Any tips for getting Ruby rat to stop chewing on things she shouldn't be? For a while, I gave her a bit of a mist on the back with a spray bottle and she stopped, but now, she often waits til I'm sleeping to destroy cage accessories. I'm about to give up on making any more hanging items!


----------



## RATTIE X JOE (Feb 16, 2012)

on my hammock the clips which it hangs from is metal so they wouldnt be able to chew it down ?


http://www.google.com/imgres?hl=en&safe=off&gbv=2&biw=1280&bih=709&tbm=isch&tbnid=uZLKktsDCUCgQM:&imgrefurl=http://www.fretten.nl/index.php%3Fmain_page%3Dproduct_info%26cPath%3D31_59%26products_id%3D181%26language%3Den&docid=Bo2_nIGqPfgEQM&itg=1&imgurl=http://www.fretten.nl/images/b_647.jpg&w=483&h=326&ei=K71PT6GpIISDOo75yZ8K&zoom=1&iact=rc&dur=506&sig=110573859644375002007&page=1&tbnh=162&tbnw=239&start=0&ndsp=16&ved=1t:429,r:3,s:0&tx=66&ty=80


----------



## WriterRat (Dec 20, 2011)

I have something similar, but one rat will chew down the fabric corners that attach - I can't figure it out. It's like she has a personal vendetta against hammocks.


----------



## PipRat (Jan 24, 2012)

I hope mine don't learn that trick! One of my babies chewed a little hole in the cage liner and I found him burrowed underneath.


----------



## Megamonkey (Feb 28, 2012)

If your making them put wire inside the ties but if your not i dont know because i always make mine


----------



## ChelseaMorning (Feb 28, 2012)

Do they have a bitter apple spray for rats? I used hot sauce to get my horse to stop chewing the wood in his stall.


----------



## lilspaz68 (Feb 24, 2007)

For really serious chewers either make your own cheap hammocks out of placemats from the dollarstore or you can get a sputnik and hang it on the top of the cage...rats adore them


----------



## WriterRat (Dec 20, 2011)

Thanks, all, for the feedback. I really like the Sputniks! I've been looking into getting one, but they're a little difficult to find in the states. Apparently, they're quite popular overseas!

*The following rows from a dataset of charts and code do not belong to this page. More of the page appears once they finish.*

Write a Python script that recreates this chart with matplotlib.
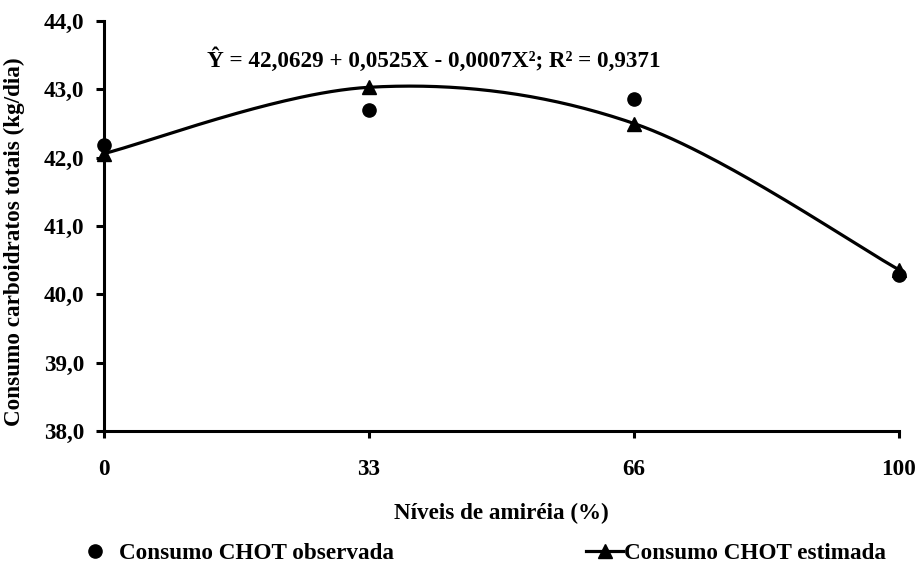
import numpy as np
import matplotlib
matplotlib.use("Agg")
import matplotlib.pyplot as plt
from matplotlib.lines import Line2D

# ---- data ----
niveis = ["0", "33", "66", "100"]
observada = [42.18, 42.70, 42.86, 40.28]
estimada = [42.06, 43.03, 42.50, 40.36]
yticks = [38.0, 39.0, 40.0, 41.0, 42.0, 43.0, 44.0]
ytick_labels = ["38,0", "39,0", "40,0", "41,0", "42,0", "43,0", "44,0"]
equacao = "Ŷ = 42,0629 + 0,0525X - 0,0007X²; R² = 0,9371"

plt.rcParams["font.family"] = ["Liberation Serif", "DejaVu Serif"]
plt.rcParams["font.weight"] = "bold"
FS = 16.7

fig = plt.figure(figsize=(9.2, 5.63), dpi=100)
ax = fig.add_axes([104/920, 1-431/563, (899-104)/920, (431-21)/563])

x = np.arange(len(niveis), dtype=float)

# Excel-like smoothed line (Catmull-Rom via cubic Bezier)
def smooth(xs, ys, n=60):
    P = np.column_stack([xs, ys])
    Pe = np.vstack([P[0], P, P[-1]])
    out = []
    for i in range(len(P) - 1):
        p0, p1, p2, p3 = Pe[i], Pe[i+1], Pe[i+2], Pe[i+3]
        c1 = p1 + (p2 - p0) / 6.0
        c2 = p2 - (p3 - p1) / 6.0
        t = np.linspace(0, 1, n)[:, None]
        b = ((1-t)**3)*p1 + 3*((1-t)**2)*t*c1 + 3*(1-t)*(t**2)*c2 + (t**3)*p2
        out.append(b if i == 0 else b[1:])
    b = np.vstack(out)
    return b[:, 0], b[:, 1]

sx, sy = smooth(x, np.array(estimada))
ax.plot(sx, sy, color="black", lw=2.3, clip_on=False, zorder=3)
ax.plot(x, estimada, linestyle="none", marker="^", ms=10, color="black",
        clip_on=False, zorder=4)
ax.plot(x, observada, linestyle="none", marker="o", ms=9.5, color="black",
        clip_on=False, zorder=5)

ax.set_xlim(0, 3)
ax.set_ylim(38, 44)
ax.set_xticks(x)
ax.set_xticklabels(niveis, fontsize=FS, fontweight="bold")
ax.set_yticks(yticks)
ax.set_yticklabels(ytick_labels, fontsize=FS, fontweight="bold")

for s in ["top", "right"]:
    ax.spines[s].set_visible(False)
for s in ["left", "bottom"]:
    ax.spines[s].set_linewidth(2.2)
ax.tick_params(axis="y", direction="out", length=6, width=2.2, pad=8)
ax.tick_params(axis="x", direction="out", length=5, width=2.2, pad=15)

ax.set_xlabel("Níveis de amiréia (%)", fontsize=FS, fontweight="bold")
ax.xaxis.set_label_coords(0.5, -(503-431)/410)
ax.set_ylabel("Consumo carboidratos totais (kg/dia)", fontsize=FS, fontweight="bold")
ax.yaxis.set_label_coords(-(104-25)/795, (431-242)/410)

ax.text((207-104)/265, 44 - (60-21)/68.3, equacao, fontsize=FS, fontweight="bold",
        ha="left", va="center")

h1 = Line2D([], [], linestyle="none", marker="o", ms=9.5, color="black")
h2 = Line2D([], [], linestyle="-", lw=2.3, marker="^", ms=10, color="black")
yl = 1 - 553/563
leg1 = fig.legend([h1], ["Consumo CHOT observada"], loc="center left",
                  bbox_to_anchor=(76/920, yl), frameon=False, borderpad=0,
                  borderaxespad=0, handlelength=1.6, handletextpad=0.27,
                  prop={"size": FS, "weight": "bold"})
leg2 = fig.legend([h2], ["Consumo CHOT estimada"], loc="center left",
                  bbox_to_anchor=(586/920, yl), frameon=False, borderpad=0,
                  borderaxespad=0, handlelength=1.6, handletextpad=0.05,
                  prop={"size": FS, "weight": "bold"})

fig.savefig("out.png", dpi=100)
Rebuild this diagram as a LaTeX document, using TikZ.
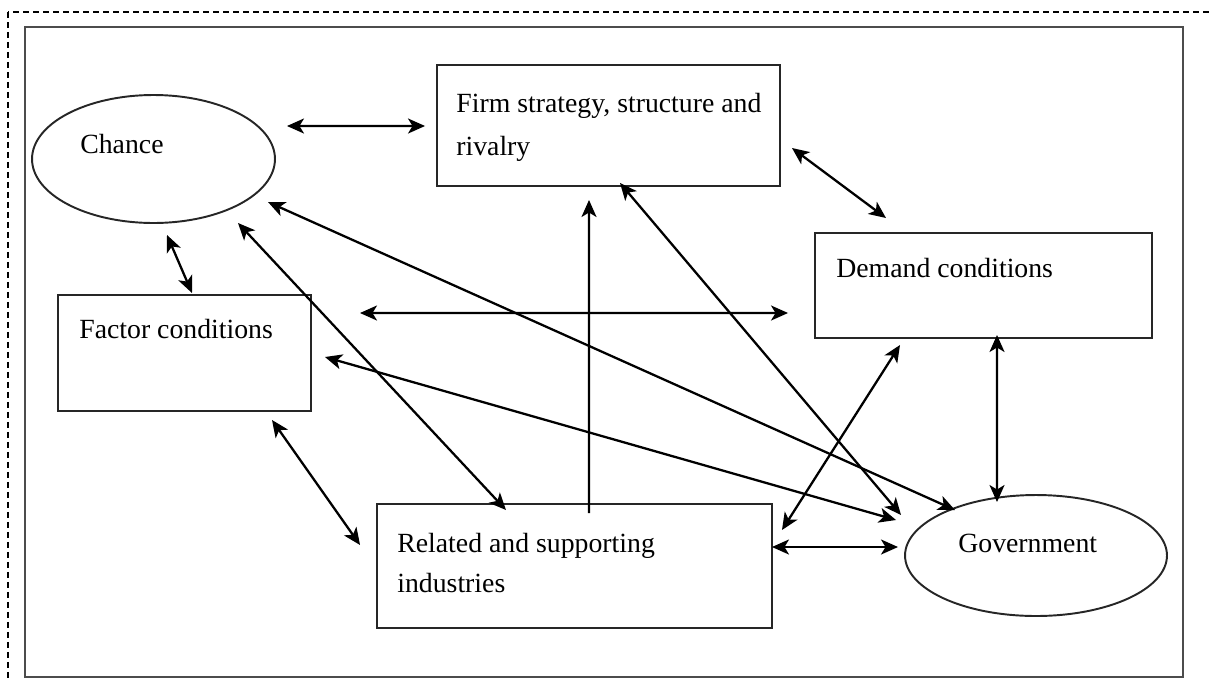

{update:} Found one at wag.com. Cute little site for toys and such!


----------



## RatMama13 (Aug 20, 2011)

What is a sputnik??!


----------



## WriterRat (Dec 20, 2011)

Wanted to say, I got my Sputnik! It's fantastic, and so far, both rats have not done any chewing.
RatMama - since we're in the states, Sputniks are hard to find here. But, I did find one from Wag.com (http://www.wag.com/smallanimal/p/lixit-critter-space-pod-122022) called a "space pod."


----------